障害者雇用は他人事か? 法定雇用率よりも会社が気にすべきこと:働き方の見取り図(2/3 ページ)
法定雇用率を達成できている会社は46.0%と半数未満にとどまる。政府は障害者雇用促進の施策を進めているものの取り組みが不十分な職場の方が多い状況だ。障害者雇用は他人事でしかないのか?
障害者雇用と関わる当事者になり得るケース
人事に携わっているわけではない大半の社員は「自分には関係ない」と考えていたりします。しかしながら、誰にでも自分が障害者雇用と関わる当事者になり得るケースがあります。大きく5つ挙げたいと思います。
まず、自分が障害者の同僚になる可能性です。雇用される障害者が増えるほど、自分が所属する部署の一員などとして仕事で直接関わる機会も増えます。
耳が不自由だったり発達障害で電話が苦手な社員の場合は、メールやチャットといった文字によるコミュニケーションが中心になるなど特性に合わせた対応が必要になります。一緒に働くメンバーに障害がある場合も踏まえて組織で連携して成果を出していくために、あらかじめ配慮すべきことや、必要な知識、スキルを身につけておくことは大切です。
次に、障害がある人が取引先の担当者になることもあり得ます。取引上の立場は相手が顧客の場合もありますし、自分が顧客の場合もあります。それが2点目と3点目です。コンビニやスーパーなど、日常の買い物客として障害者の店員と接することもあるかもしれません。
4点目は自分自身が障害者になる可能性です。事故や病気などさまざまな事情で誰もが障害者になり得ます。自分ではなくとも、家族や友人など親しい人が障害者になることも考えられます。それが5点目です。

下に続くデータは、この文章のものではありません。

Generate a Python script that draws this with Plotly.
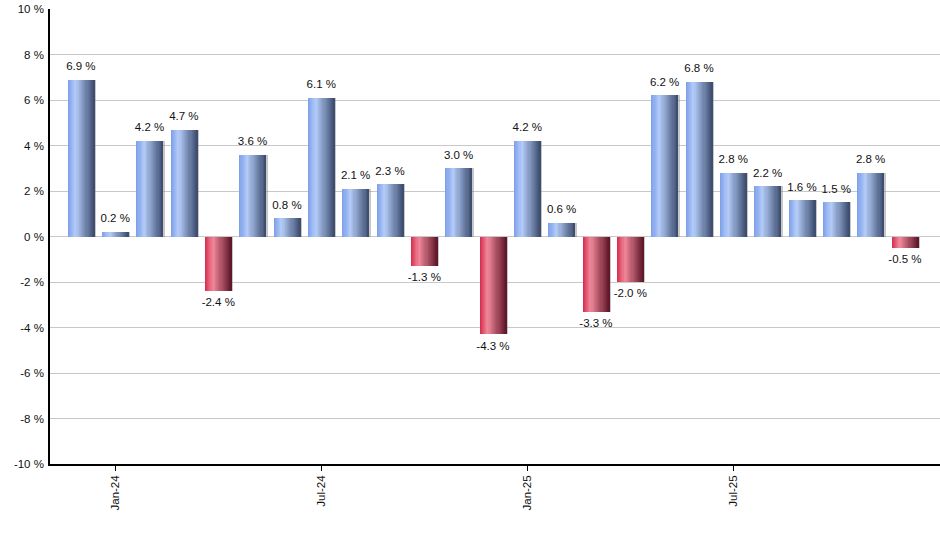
import plotly.graph_objects as go

# monthly returns, Dec-23 .. Dec-25
months = ["Dec-23", "Jan-24", "Feb-24", "Mar-24", "Apr-24", "May-24", "Jun-24",
          "Jul-24", "Aug-24", "Sep-24", "Oct-24", "Nov-24", "Dec-24",
          "Jan-25", "Feb-25", "Mar-25", "Apr-25", "May-25", "Jun-25",
          "Jul-25", "Aug-25", "Sep-25", "Oct-25", "Nov-25", "Dec-25"]
returns = [6.9, 0.2, 4.2, 4.7, -2.4, 3.6, 0.8, 6.1, 2.1, 2.3, -1.3, 3.0, -4.3,
           4.2, 0.6, -3.3, -2.0, 6.2, 6.8, 2.8, 2.2, 1.6, 1.5, 2.8, -0.5]
tick_months = ["Jan-24", "Jul-24", "Jan-25", "Jul-25"]
y_ticks = [-10, -8, -6, -4, -2, 0, 2, 4, 6, 8, 10]

BAR_W = 0.78
N_STRIPS = 24


def hex_rgb(h):
    h = h.lstrip("#")
    return tuple(int(h[i:i + 2], 16) for i in (0, 2, 4))


def mix(a, b, t):
    a, b = hex_rgb(a), hex_rgb(b)
    return "rgb(%d,%d,%d)" % tuple(round(a[i] + (b[i] - a[i]) * t) for i in range(3))


def grad(t, left, light, right, peak=0.3):
    # horizontal shading: mid tone -> highlight -> dark edge
    if t < peak:
        return mix(left, light, t / peak)
    return mix(light, right, (t - peak) / (1 - peak))


BLUE = ("#7b9eea", "#b4ccf8", "#3a4a6c")
RED = ("#d42a4c", "#f0889a", "#5c1527")

x_idx = list(range(len(months)))
pos_x = [i for i, v in zip(x_idx, returns) if v >= 0]
pos_y = [v for v in returns if v >= 0]
neg_x = [i for i, v in zip(x_idx, returns) if v < 0]
neg_y = [v for v in returns if v < 0]

fig = go.Figure()

# soft shadow behind each bar
fig.add_trace(go.Bar(
    x=x_idx, y=returns, width=BAR_W, offset=-BAR_W / 2 + 0.05,
    marker=dict(color="rgba(130,130,130,0.45)", line=dict(width=0)),
    hoverinfo="skip", showlegend=False
))

# gradient: each layer starts a bit further right and runs to the bar's edge
sw = BAR_W / N_STRIPS
for k in range(N_STRIPS):
    t = (k + 0.5) / N_STRIPS
    for xs, ys, pal in ((pos_x, pos_y, BLUE), (neg_x, neg_y, RED)):
        if not xs:
            continue
        fig.add_trace(go.Bar(
            x=xs, y=ys, width=BAR_W - k * sw, offset=-BAR_W / 2 + k * sw,
            marker=dict(color=grad(t, *pal), line=dict(width=0)),
            hoverinfo="skip", showlegend=False
        ))

# value labels (invisible markers push the text a little off the bar end)
labels = ["%.1f %%" % v for v in returns]
fig.add_trace(go.Scatter(
    x=x_idx, y=returns, mode="markers+text", text=labels,
    marker=dict(size=9, color="rgba(0,0,0,0)"),
    textposition=["top center" if v >= 0 else "bottom center" for v in returns],
    textfont=dict(family="Liberation Sans, Arial, sans-serif", size=11.5, color="#111"),
    hovertext=[f"{m}: {l}" for m, l in zip(months, labels)], hoverinfo="text",
    showlegend=False
))

fig.update_layout(
    width=940, height=550,
    barmode="overlay", bargap=0,
    plot_bgcolor="white", paper_bgcolor="white",
    margin=dict(l=50, r=0, t=9, b=86),
    font=dict(family="Liberation Sans, Arial, sans-serif", size=11.5, color="#111"),
    xaxis=dict(
        range=[-0.9, 25.02],
        tickmode="array",
        tickvals=[months.index(m) for m in tick_months],
        ticktext=tick_months,
        tickangle=-90,
        ticks="outside", ticklen=5, tickcolor="black",
        showgrid=False, zeroline=False,
        showline=True, linecolor="black", linewidth=1.5,
        automargin=False,
    ),
    yaxis=dict(
        range=[-10, 10],
        tickmode="array",
        tickvals=y_ticks,
        ticktext=["%d %%" % v for v in y_ticks],
        showgrid=True, gridcolor="#c8c8c8", gridwidth=1,
        zeroline=True, zerolinecolor="#c8c8c8", zerolinewidth=1,
        showline=True, linecolor="black", linewidth=1.5,
        ticks="", ticklabelstandoff=2,
        automargin=False,
    ),
)

# drop the browser's default page margin so the figure sits at the window corner
fig.write_html("out.html", config={"displayModeBar": False},
               post_script="document.body.style.margin='0';")
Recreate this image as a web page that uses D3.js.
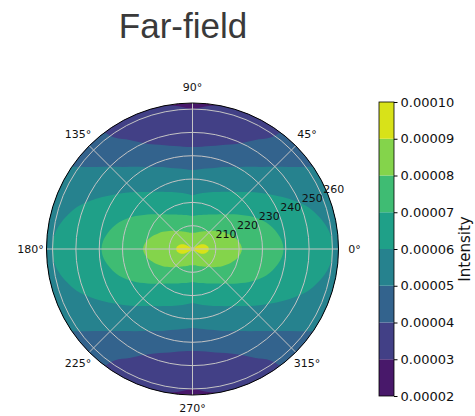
<!DOCTYPE html>
<html lang="en">
    <head>
        <meta charset="utf-8">
        <title>Far-field</title>
        <script type="text/javascript" src="https://cdn.jsdelivr.net/npm/d3@7"></script>
        <style>
            body { margin: 0; background: white; }
            text { font-family: "DejaVu Sans", sans-serif; }
        </style>
    </head>
    <body>
        <script type="text/javascript">
            // contour levels of the intensity (colour bar)
            var levels = [0.00002, 0.00003, 0.00004, 0.00005, 0.00006, 0.00007, 0.00008, 0.00009, 0.00010];

            // angles (deg) at which the contour edges were read, first quadrant (the plot is mirror symmetric)
            var thetaDeg = [0, 5, 10, 15, 20, 25, 30, 35, 40, 45, 50, 55, 60, 65, 70, 75, 80, 85, 90];

            // radius where intensity falls below each level (values > 262.6 lie outside the plot)
            var edge3 = [270, 270, 270, 270, 270, 270, 270, 270, 270, 270, 270, 270, 270, 270, 270, 270, 263.0, 261.3, 260.0];
            var edge4 = [270, 270, 270, 270, 270, 270, 270, 270, 270, 270, 270, 258.3, 254.0, 250.2, 247.7, 246.1, 244.8, 244.0, 243.7];
            var edge5 = [270, 270, 270, 270, 270, 270, 270, 261.5, 254.7, 249.8, 245.9, 243.0, 240.6, 238.8, 237.4, 236.0, 235.0, 234.3, 233.9];
            var edge6 = [260.3, 259.7, 258.1, 255.6, 252.7, 248.6, 244.6, 240.8, 237.5, 234.5, 231.9, 229.9, 228.3, 227.0, 226.0, 225.1, 224.4, 223.7, 223.1];
            var edge7 = [239.0, 238.5, 237.2, 235.5, 233.5, 230.9, 228.2, 225.5, 223.2, 221.1, 219.4, 218.1, 217.1, 216.3, 215.6, 215.1, 214.8, 214.4, 214.1];
            var edge8 = [221.2, 220.8, 220.0, 218.8, 217.4, 216.0, 214.7, 213.3, 212.1, 211.0, 210.0, 209.3, 208.7, 208.2, 207.8, 207.4, 207.1, 207.0, 207.0];
            var edge9 = [207.0, 206.9, 206.6, 206.1, 205.6, 204.8, 203.9, 202.1, 200, 200, 200, 200, 200, 200, 200, 200, 200, 200, 200];
            // the two top lobes do not quite touch at the centre
            var edge9Inner = 200.8;

            var edges = [edge3, edge4, edge5, edge6, edge7, edge8, edge9];

            var rTicks = [210, 220, 230, 240, 250, 260];
            var thetaTicks = [0, 45, 90, 135, 180, 225, 270, 315];

            var w = 475, h = 416;
            var cx = 192.5, cy = 249, R = 146;

            var svg = d3.select("body").append("svg").attr("width", w).attr("height", h);

            var color = function(i){ return d3.interpolateViridis((i + 0.5) / 8); };

            var rScale = d3.scaleLinear().domain([200, 262.6]).range([0, R]);

            svg.append("text")
                .attr("x", 183).attr("y", 38)
                .attr("text-anchor", "middle")
                .style("font-family", "'Liberation Sans', Arial, sans-serif")
                .attr("font-size", "35px")
                .attr("fill", "#3a3a3a")
                .text("Far-field");

            svg.append("clipPath").attr("id", "disk")
                .append("circle").attr("r", R);

            var g = svg.append("g").attr("transform", "translate(" + cx + "," + cy + ")");
            var plot = g.append("g").attr("clip-path", "url(#disk)");

            // mirror the first-quadrant readings round the whole circle
            function fullRing(edge){
                var pts = [];
                var n = thetaDeg.length - 1;
                for (var i = 0; i <= n; i++) pts.push([thetaDeg[i], edge[i]]);
                for (var j = 1; j <= n; j++) pts.push([90 + thetaDeg[j], edge[n - j]]);
                for (var j = 1; j <= n; j++) pts.push([180 + thetaDeg[j], edge[j]]);
                for (var j = 1; j < n; j++) pts.push([270 + thetaDeg[j], edge[n - j]]);
                return pts;
            }

            var radial = d3.lineRadial()
                .angle(function(d){ return Math.PI / 2 - d[0] * Math.PI / 180; })
                .radius(function(d){ return rScale(d[1]); })
                .curve(d3.curveCatmullRomClosed.alpha(0.5));

            // lowest band fills the whole disk
            plot.append("circle").attr("r", R).attr("fill", color(0));

            plot.selectAll("path.band")
                .data(edges)
                .enter()
                .append("path")
                .attr("class", "band")
                .attr("d", function(d, i){
                    var p = radial(fullRing(d));
                    if (i === edges.length - 1) {
                        // cut the small gap between the lobes
                        var ri = rScale(edge9Inner);
                        p += "M" + ri + ",0A" + ri + "," + ri + " 0 1,0 " + (-ri) + ",0A" + ri + "," + ri + " 0 1,0 " + ri + ",0Z";
                    }
                    return p;
                })
                .attr("fill-rule", "evenodd")
                .attr("fill", function(d, i){ return color(i + 1); });

            // grid
            g.selectAll("circle.ring")
                .data(rTicks)
                .enter()
                .append("circle")
                .attr("class", "ring")
                .attr("r", function(d){ return rScale(d); })
                .attr("fill", "none")
                .attr("stroke", "#c4c4c4")
                .attr("stroke-width", 1);

            g.selectAll("line.spoke")
                .data(thetaTicks)
                .enter()
                .append("line")
                .attr("class", "spoke")
                .attr("x1", 0).attr("y1", 0)
                .attr("x2", function(d){ return R * Math.cos(d * Math.PI / 180); })
                .attr("y2", function(d){ return -R * Math.sin(d * Math.PI / 180); })
                .attr("stroke", "#c4c4c4")
                .attr("stroke-width", 1);

            g.append("circle").attr("r", R)
                .attr("fill", "none").attr("stroke", "black").attr("stroke-width", 1);

            // label centres: 162px out, except the bottom one which sits a little higher
            g.selectAll("text.tlab")
                .data(thetaTicks)
                .enter()
                .append("text")
                .attr("class", "tlab")
                .attr("x", function(d){ return 162 * Math.cos(d * Math.PI / 180); })
                .attr("y", function(d){ return d === 270 ? 159 : -162 * Math.sin(d * Math.PI / 180); })
                .attr("dy", "0.35em")
                .attr("text-anchor", "middle")
                .attr("font-size", "11px")
                .attr("fill", "#111")
                .text(function(d){ return d + "°"; });

            var la = 22.5 * Math.PI / 180;
            g.selectAll("text.rlab")
                .data(rTicks)
                .enter()
                .append("text")
                .attr("class", "rlab")
                .attr("x", function(d){ return rScale(d) * Math.cos(la) + 1.5; })
                .attr("y", function(d){ return -rScale(d) * Math.sin(la) - 2; })
                .attr("font-size", "11px")
                .attr("fill", "#111")
                .text(function(d){ return d; });

            // colour bar
            var cbX = 379, cbW = 15;
            var cScale = d3.scaleLinear().domain([levels[0], levels[levels.length - 1]]).range([396, 102]);

            var cb = svg.append("g");
            cb.selectAll("rect")
                .data(levels.slice(0, -1))
                .enter()
                .append("rect")
                .attr("x", cbX)
                .attr("y", function(d, i){ return cScale(levels[i + 1]); })
                .attr("width", cbW)
                .attr("height", function(d, i){ return cScale(levels[i]) - cScale(levels[i + 1]); })
                .attr("fill", function(d, i){ return color(i); });

            cb.append("rect")
                .attr("x", cbX).attr("y", 102).attr("width", cbW).attr("height", 294)
                .attr("fill", "none").attr("stroke", "black").attr("stroke-width", 0.8);

            var axis = d3.axisRight(cScale).tickValues(levels).tickFormat(d3.format(".5f")).tickSizeOuter(0).tickSize(3.5).tickPadding(3);
            var ax = svg.append("g").attr("transform", "translate(" + (cbX + cbW) + ",0)").call(axis);
            ax.select(".domain").remove();
            ax.selectAll("text").attr("font-size", "13px").attr("fill", "#111").style("font-family", "'DejaVu Sans', sans-serif");

            svg.append("text")
                .attr("transform", "translate(470,249) rotate(-90)")
                .attr("text-anchor", "middle")
                .attr("font-size", "15px")
                .attr("fill", "#111")
                .text("Intensity");
        </script>
    </body>
</html>
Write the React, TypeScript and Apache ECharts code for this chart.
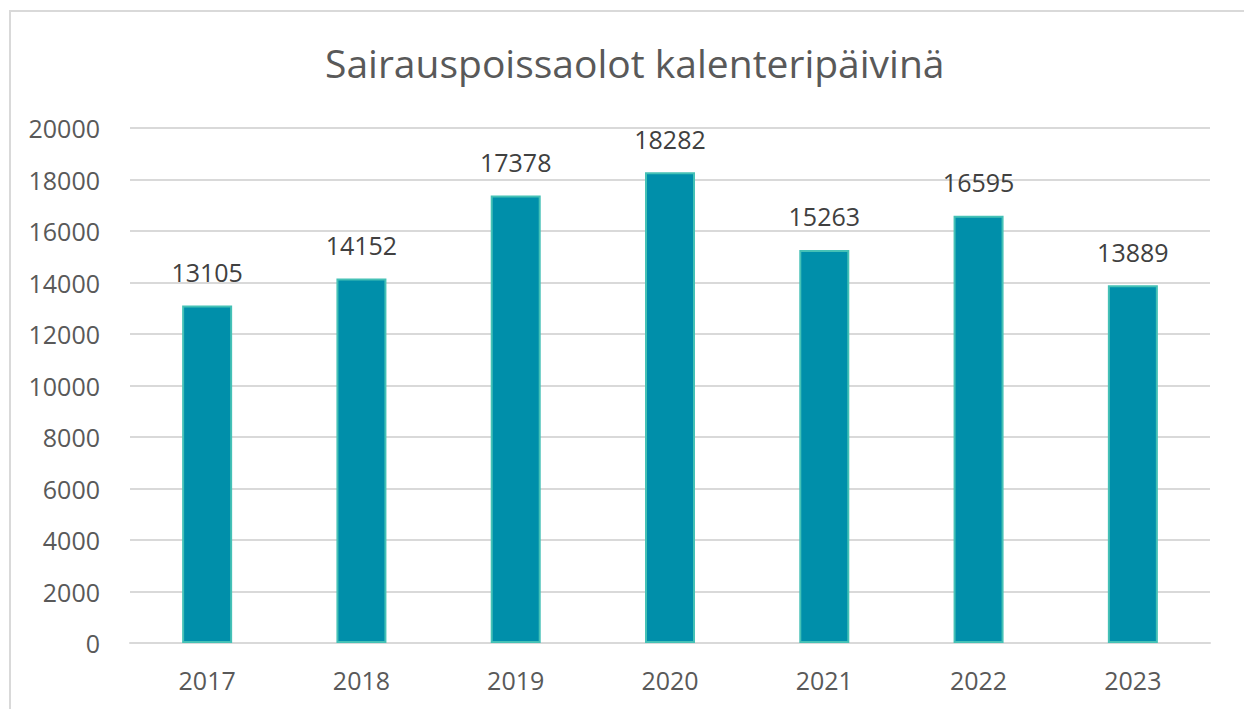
import React, { useEffect, useRef } from "react";
import * as echarts from "echarts";

const titleText = "Sairauspoissaolot kalenteripäivinä";
const years = ["2017", "2018", "2019", "2020", "2021", "2022", "2023"];
const days = [13105, 14152, 17378, 18282, 15263, 16595, 13889];

export default function App() {
  const ref = useRef<HTMLDivElement>(null);
  useEffect(() => {
    document.body.style.margin = "0";
    const chart = echarts.init(ref.current!, null, { renderer: "svg" });
    const font = "'Open Sans', sans-serif";
    chart.setOption({
      animation: false,
      backgroundColor: "#ffffff",
      title: {
        text: titleText,
        left: 320,
        top: 38,
        textStyle: { fontFamily: font, fontSize: 39, fontWeight: "normal", color: "#595959" },
      },
      graphic: [
        {
          type: "rect",
          shape: { x: 10, y: 11, width: 1400, height: 900 },
          style: { fill: "none", stroke: "#d9d9d9", lineWidth: 2 },
          silent: true,
        },
      ],
      grid: { left: 130, right: 34, top: 128, bottom: 66 },
      xAxis: {
        type: "category",
        data: years,
        axisLine: { show: true, lineStyle: { color: "#d9d9d9", width: 2 } },
        axisTick: { show: false },
        axisLabel: { color: "#595959", fontFamily: font, fontSize: 25, margin: 24 },
      },
      yAxis: {
        type: "value",
        min: 0,
        max: 20000,
        interval: 2000,
        axisLine: { show: false },
        axisTick: { show: false },
        splitLine: { lineStyle: { color: "#d9d9d9", width: 2 } },
        axisLabel: {
          color: "#595959",
          fontFamily: font,
          fontSize: 25,
          margin: 30,
          formatter: (v: number) => String(v),
        },
      },
      series: [
        {
          type: "bar",
          barWidth: 50,
          data: days,
          itemStyle: { color: "#008FAA", borderColor: "#45C1B6", borderWidth: 2 },
          label: {
            show: true,
            position: "top",
            distance: 21,
            color: "#404040",
            fontFamily: font,
            fontSize: 25,
          },
        },
      ],
    });
    return () => chart.dispose();
  }, []);
  return (
    <div
      ref={ref}
      style={{ position: "fixed", left: 0, top: 0, width: 1244, height: 709 }}
    />
  );
}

いまは他人事としか思えなかったとしても、誰しもが突然自分事になる可能性を有しています。「自分には関係ない」と決めつけるより、「他人事ではない」前提で障害者雇用に関する情報に接して知識やスキルを習得しておくことはプラスにこそなれ、マイナスになることはないはずです。
「画一性から多様性へ」シフトする社会
また、社会全体に広がりつつある大きな変化に目を向けると、障害者雇用をめぐる別の重要な側面も見えてきます。
これまでの職場では長い間、業務の配属や転勤など会社からの指示を絶対視して従順に動く人材が重宝されてきました。誰もが同じように標準の視点や能力を備えていることを求められた、画一性重視の職場環境だったと言えます。
しかし、人々の価値観は変わりつつあります。仕事に求める個々の価値観や志向性は異なり、画一性の押しつけに対する抵抗感は強くなりました。テクノロジーや市場環境の変化速度は著しいだけに誰もが同じような視点に囚われてしまうことのリスクは大きく、個々が持てる視点と能力を生かして柔軟に対応できる多様性重視の職場環境が求められるようになっています。
画一性重視の観点に立つと、標準との違いは正すべき対象としか見なされません。障害者個々の特性も標準とズレている点ばかり目を向けられたり、職場から標準通りの視点や能力を備えることが難しいと判断されれば排除されることも起きやすくなります。
しかし、多様性重視の観点に立つと誰もが違っているのが前提です。緻密な作業は苦手でも、人との会話が得意な人であれば接客業務や営業、その逆であれば入力業務や経理といった具合に、障害の有無にかかわらず人それぞれで異なる個性や特性を生かそうとします。
職場が多様性を重視し、個々の違いを生かして強みにするチームを構築していくのであれば、障害者の特性は正すべき対象ではなく、武器としてどうチームの成果に貢献してもらうかという観点から見直されることになります。